Dying was a big concern. But as was the sum of all the “little” things which I had failed to properly take the time to consider beforehand. Squatty potties, no toilet paper, the mandi, a rice-heavy diet, malaria and dengue fever, volcanoes, earthquakes, and even terrorists (little by probability).
A significant amount of stress stemmed from thinking about how much I would be missing in America. The weddings, the graduations, the milestones in the lives of my friends and family. “How foolish does someone have to be to think living on the other side of the earth for two years is a good idea?” Pretty damn foolish. I had great doubts about the whole experience being worth what I was giving up.
Between focusing on how ill-prepared I was, and everything I was leaving behind, I did not have a good trip to the airport. However, to my credit—and possibly the detriment of my well-being—I managed to internalize all my intense feelings of stress and only had significant heart palpitations for a little over an hour, my parents none the wiser.
One hundred and thirty days later, sixteen percent finished with my service, I find it hard to conjure up the emotions I went through right before I left America. I have not only survived the past several months, I’ve enjoyed most of it. I have become proficient in the language, adapted to the culture, and picked up skills which make life in Indonesia, less of a challenge and more of a routine.
The past months have shown, time after time, how each of my fears or concerns was misplaced and oftentimes misinformed. I thought the squatty potty and lack of toilet paper would be impossible to adjust to. After three days it was just about the most normal thing in my life, with more normalcy to follow. The heat, absolutely oppressive in Kediri, was bearable by mandi-ing three or four times a day. The language barrier, while difficult, was eased by the inherent friendliness of every Indonesian.
During PST I was very fortunate to have access to a washing machine. It saved me a lot of time when I had very little to spare. Over site visit I found out my permanent family did not have a washing machine. This was it. I was certain the lack of a washing machine would do me in. There was no way I could hand-wash all of my clothes for the next two years.
Upon arriving in Sumedang I put off doing my laundry for a week. I created several potential budgets which allotted varying amounts of Rupiah so as to have my laundry done by someone else a couple times each month. Eventually I buckled and washed my clothes by hand. It wasn’t as bad as I had imagined. I listened to some music, thought about how ridiculous my fear of hand-washing clothes was, and thought about how much space could be saved in a house by not having a washing machine.

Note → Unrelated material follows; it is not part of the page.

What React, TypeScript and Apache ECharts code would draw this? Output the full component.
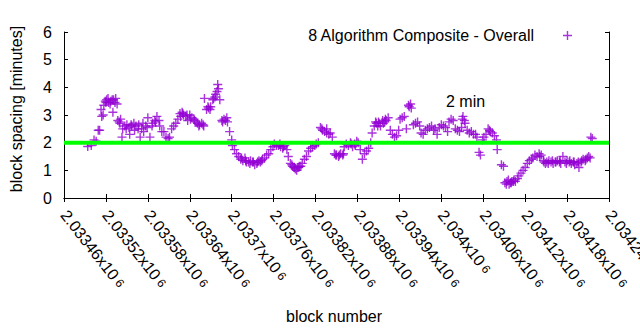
import React, { useEffect, useRef } from "react";
import * as echarts from "echarts";

// Block numbers are stored as offsets from the first x tick (2033460)
const BLOCK_BASE = 2033460;
const X_MIN = 2033460;
const X_MAX = 2034240;
const X_STEP = 60;
const Y_MIN = 0;
const Y_MAX = 6;
const TARGET_MINUTES = 2;

const blockOffsets = [
  34, 39, 43, 46, 49, 51, 53, 54, 56, 57,
  59, 61, 64, 67, 70, 71, 74, 76, 77, 79,
  80, 83, 84, 87, 90, 93, 94, 97, 100, 103,
  106, 109, 111, 114, 117, 120, 123, 126, 127, 130,
  133, 136, 137, 140, 143, 146, 149, 151, 154, 157,
  160, 163, 166, 169, 171, 174, 177, 180, 183, 186,
  189, 191, 194, 197, 200, 201, 204, 207, 210, 213,
  216, 219, 220, 221, 223, 226, 229, 231, 234, 237,
  240, 241, 244, 247, 250, 253, 256, 259, 261, 264,
  267, 270, 273, 276, 279, 281, 284, 287, 290, 293,
  296, 299, 301, 304, 307, 310, 313, 316, 319, 321,
  324, 327, 330, 333, 336, 339, 341, 344, 347, 350,
  353, 356, 359, 361, 364, 367, 370, 373, 376, 379,
  381, 384, 387, 390, 393, 396, 399, 401, 404, 407,
  410, 413, 416, 419, 421, 424, 427, 430, 433, 436,
  439, 441, 444, 447, 450, 453, 456, 459, 461, 464,
  467, 470, 473, 476, 479, 481, 484, 487, 490, 493,
  496, 497, 500, 503, 506, 509, 511, 514, 517, 520,
  523, 526, 529, 531, 534, 537, 540, 543, 546, 549,
  551, 554, 557, 560, 563, 566, 569, 571, 574, 577,
  580, 583, 586, 589, 591, 594, 596, 599, 601, 604,
  607, 610, 613, 616, 619, 620, 626, 629, 631, 634,
  637, 640, 643, 646, 649, 651, 654, 657, 660, 663,
  666, 669, 671, 674, 677, 680, 683, 686, 689, 691,
  694, 697, 700, 703, 706, 709, 711, 714, 717, 720,
  723, 726, 729, 731, 734, 737, 740, 743, 746, 749,
  751, 754, 756,
  60, 63, 66, 69, 73, 81, 89, 96, 101, 107,
  113, 119, 131, 167, 170, 176, 181, 187, 193, 199,
  206, 209, 214, 217, 227, 233, 254, 260, 266, 271,
  277, 283, 309, 314, 326, 329, 331, 334, 337, 369,
  376, 389, 394, 400, 411, 417, 446, 449, 451, 457,
  460, 494, 570, 573, 609, 633, 636, 639, 641, 644,
  681, 687, 693, 699, 704, 710, 719, 724, 730, 736,
  741, 747, 753,
];

const spacingMinutes = [
  1.86, 1.9, 2.1, 2.05, 2.45, 2.45, 3.2, 2.95, 3.0, 3.35,
  3.5, 3.55, 3.45, 3.5, 3.1, 3.55, 3.6, 3.4, 2.8, 2.75,
  2.7, 2.2, 2.5, 2.6, 2.65, 2.55, 2.3, 2.6, 2.7, 2.6,
  2.5, 2.2, 2.5, 2.4, 2.6, 2.9, 2.2, 2.6, 2.7, 2.8,
  2.95, 2.8, 2.6, 2.4, 2.4, 2.2, 2.15, 2.2, 2.5, 2.6,
  2.7, 2.85, 3.05, 3.1, 3.0, 2.95, 2.8, 3.0, 2.9, 2.85,
  2.75, 2.7, 2.65, 2.7, 2.6, 3.6, 3.2, 3.25, 3.3, 3.55,
  3.65, 3.85, 4.1, 3.95, 3.55, 2.8, 2.85, 2.8, 2.75, 2.4,
  2.1, 1.9, 1.75, 1.6, 1.5, 1.4, 1.35, 1.45, 1.3, 1.3,
  1.35, 1.3, 1.2, 1.25, 1.35, 1.3, 1.4, 1.45, 1.55, 1.6,
  1.75, 1.85, 1.95, 1.9, 1.9, 1.85, 1.8, 1.9, 1.75, 1.5,
  1.25, 1.15, 1.1, 1.0, 1.1, 1.15, 1.25, 1.4, 1.5, 1.7,
  1.8, 1.85, 1.9, 1.95, 2.0, 2.55, 2.45, 2.4, 2.5, 2.3,
  2.35, 2.2, 1.6, 1.55, 1.5, 1.6, 1.55, 1.85, 1.95, 1.9,
  2.0, 1.85, 1.95, 2.05, 2.0, 1.75, 1.4, 1.6, 1.7, 1.8,
  2.0, 2.35, 2.6, 2.7, 2.75, 2.6, 2.8, 2.75, 2.8, 2.9,
  2.45, 2.3, 2.2, 2.25, 2.45, 2.85, 2.9, 2.95, 2.5, 3.35,
  3.4, 3.25, 2.65, 2.7, 2.75, 2.6, 2.35, 2.3, 2.45, 2.5,
  2.55, 2.6, 2.45, 2.5, 2.3, 2.55, 2.65, 2.6, 2.55, 2.4,
  2.75, 2.85, 2.8, 2.5, 2.45, 2.4, 2.55, 2.95, 2.7, 2.45,
  2.35, 2.4, 2.3, 2.3, 2.2, 1.65, 1.55, 2.1, 2.2, 2.3,
  2.5, 2.4, 2.35, 2.25, 2.1, 1.75, 1.2, 1.15, 0.55, 0.6,
  0.5, 0.55, 0.6, 0.6, 0.7, 0.8, 0.9, 1.0, 1.1, 1.25,
  1.35, 1.4, 1.45, 1.55, 1.5, 1.6, 1.55, 1.35, 1.25, 1.3,
  1.35, 1.3, 1.25, 1.3, 1.35, 1.3, 1.25, 1.5, 1.3, 1.35,
  1.3, 1.25, 1.3, 1.2, 1.25, 1.1, 1.3, 1.4, 1.35, 1.45,
  1.5, 2.2, 2.15,
  3.45, 3.6, 3.4, 3.55, 3.45, 2.85, 2.5, 2.65, 2.45, 2.65,
  2.7, 2.55, 2.75, 2.95, 3.05, 3.0, 2.85, 2.8, 2.6, 2.65,
  3.3, 3.2, 3.6, 3.75, 2.75, 2.9, 1.45, 1.35, 1.25, 1.3,
  1.3, 1.35, 1.95, 1.85, 1.2, 1.1, 1.05, 1.1, 1.15, 2.5,
  2.35, 1.55, 1.55, 1.6, 1.95, 1.9, 2.75, 2.6, 2.7, 2.7,
  2.85, 3.3, 2.85, 2.8, 2.45, 0.5, 0.65, 0.55, 0.6, 0.65,
  1.5, 1.3, 1.25, 1.35, 1.3, 1.35, 1.25, 1.35, 1.3, 1.3,
  1.35, 1.4, 1.45,
];

const SERIES_NAME = "8 Algorithm Composite - Overall";
const Y_TITLE = "block spacing [minutes]";
const X_TITLE = "block number";
const LINE_LABEL = "2 min";

const PURPLE = "#9400d3";
const GREEN = "#00ff00";
const FONT = "'Liberation Sans', Arial, Helvetica, sans-serif";
const PLUS = "path://M3.8,0H5.2V3.8H9V5.2H5.2V9H3.8V5.2H0V3.8H3.8Z";

export default function App() {
  const ref = useRef<HTMLDivElement>(null);

  useEffect(() => {
    document.body.style.margin = "0";
    const el = ref.current;
    if (!el) return;
    const chart = echarts.init(el, null, { renderer: "svg" });

    const points = blockOffsets.map((o, i) => [BLOCK_BASE + o, spacingMinutes[i]]);

    const xLabelFmt = (v: number) => {
      const s = String(parseFloat((v / 1e6).toFixed(6)));
      return `{m|${s}x10}{e| 6}`;
    };

    const axisLineStyle = { show: true, lineStyle: { color: "#000", width: 1 } };
    const tickStyle = { show: true, inside: true, length: 4, lineStyle: { color: "#000", width: 1 } };

    chart.setOption({
      animation: false,
      textStyle: { fontFamily: FONT },
      grid: {
        left: 64,
        right: 31,
        top: 32,
        bottom: 132,
        outerBoundsMode: "none",
        containLabel: false,
      },
      legend: {
        data: [{ name: SERIES_NAME, icon: PLUS }],
        align: "right",
        right: 68,
        top: 27.5,
        padding: 0,
        itemWidth: 9,
        itemHeight: 9,
        selectedMode: false,
        textStyle: {
          fontSize: 16,
          color: "#000",
          fontFamily: FONT,
          padding: [0, 24, 0, 0],
        },
      },
      xAxis: [
        {
          type: "value",
          position: "bottom",
          min: X_MIN,
          max: X_MAX,
          interval: X_STEP,
          axisLine: axisLineStyle,
          axisTick: tickStyle,
          splitLine: { show: false },
          axisLabel: {
            rotate: -52,
            margin: 14,
            color: "#000",
            fontSize: 16,
            fontFamily: FONT,
            showMinLabel: true,
            showMaxLabel: true,
            formatter: xLabelFmt,
            rich: {
              m: { fontSize: 16, fontFamily: FONT, color: "#000" },
              e: { fontSize: 12, fontFamily: FONT, color: "#000" },
            },
          },
        },
        {
          type: "value",
          position: "top",
          min: X_MIN,
          max: X_MAX,
          interval: X_STEP,
          axisLine: axisLineStyle,
          axisTick: tickStyle,
          axisLabel: { show: false },
          splitLine: { show: false },
        },
      ],
      yAxis: [
        {
          type: "value",
          position: "left",
          min: Y_MIN,
          max: Y_MAX,
          interval: 1,
          axisLine: axisLineStyle,
          axisTick: tickStyle,
          splitLine: { show: false },
          axisLabel: { color: "#000", fontSize: 16, margin: 12, fontFamily: FONT },
        },
        {
          type: "value",
          position: "right",
          min: Y_MIN,
          max: Y_MAX,
          interval: 1,
          axisLine: axisLineStyle,
          axisTick: tickStyle,
          axisLabel: { show: false },
          splitLine: { show: false },
        },
      ],
      series: [
        {
          name: SERIES_NAME,
          type: "scatter",
          xAxisIndex: 0,
          yAxisIndex: 0,
          symbol: PLUS,
          symbolSize: 9,
          itemStyle: { color: PURPLE },
          data: points,
          z: 2,
        },
        {
          name: LINE_LABEL,
          type: "line",
          xAxisIndex: 0,
          yAxisIndex: 0,
          symbol: "none",
          lineStyle: { color: GREEN, width: 4 },
          data: [
            [X_MIN, TARGET_MINUTES],
            [X_MAX, TARGET_MINUTES],
          ],
          z: 3,
        },
      ],
      graphic: [
        {
          type: "text",
          x: 446,
          y: 101,
          style: {
            text: LINE_LABEL,
            fill: "#000",
            fontSize: 16,
            fontFamily: FONT,
            align: "left",
            verticalAlign: "middle",
          },
        },
        {
          type: "text",
          x: 16,
          y: 109,
          rotation: Math.PI / 2,
          style: {
            text: Y_TITLE,
            fill: "#000",
            fontSize: 16,
            fontFamily: FONT,
            align: "center",
            verticalAlign: "middle",
          },
        },
        {
          type: "text",
          x: 334,
          y: 316,
          style: {
            text: X_TITLE,
            fill: "#000",
            fontSize: 16,
            fontFamily: FONT,
            align: "center",
            verticalAlign: "middle",
          },
        },
      ],
    });

    return () => chart.dispose();
  }, []);

  return <div ref={ref} style={{ width: 640, height: 330 }} />;
}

Washing my clothes by hand has become one of my favorite things now. It’s a pretty good arm workout, not cognitively taxing, kind of fun, and working out stains is a lot easier when done by hand instead of hoping a machine can get the job done. Maybe it’s not the most fun or exciting way to spend a couple hours, but it’s something not many people in America have the privilege to experience. Upon returning to America after COS, and despite the fact I like washing my clothes by hand, I plan on saying, “Well, when I was in the Peace Corps I had to hand-wash all my clothes for two years,” every time someone complains about doing laundry.
I haven’t experienced the level of anxiety I did the morning I left Oklahoma since coming to Indonesia, and I hope to never experience it again, but it is nice to look back and see how, one-by-one, each of my stressors turned out not to be as menacing as I had first suspected. While it may be “safer” and more “comfortable” to never leave the house, I doubt anyone would argue a life spent shut away from the world is worth keeping a weblog about.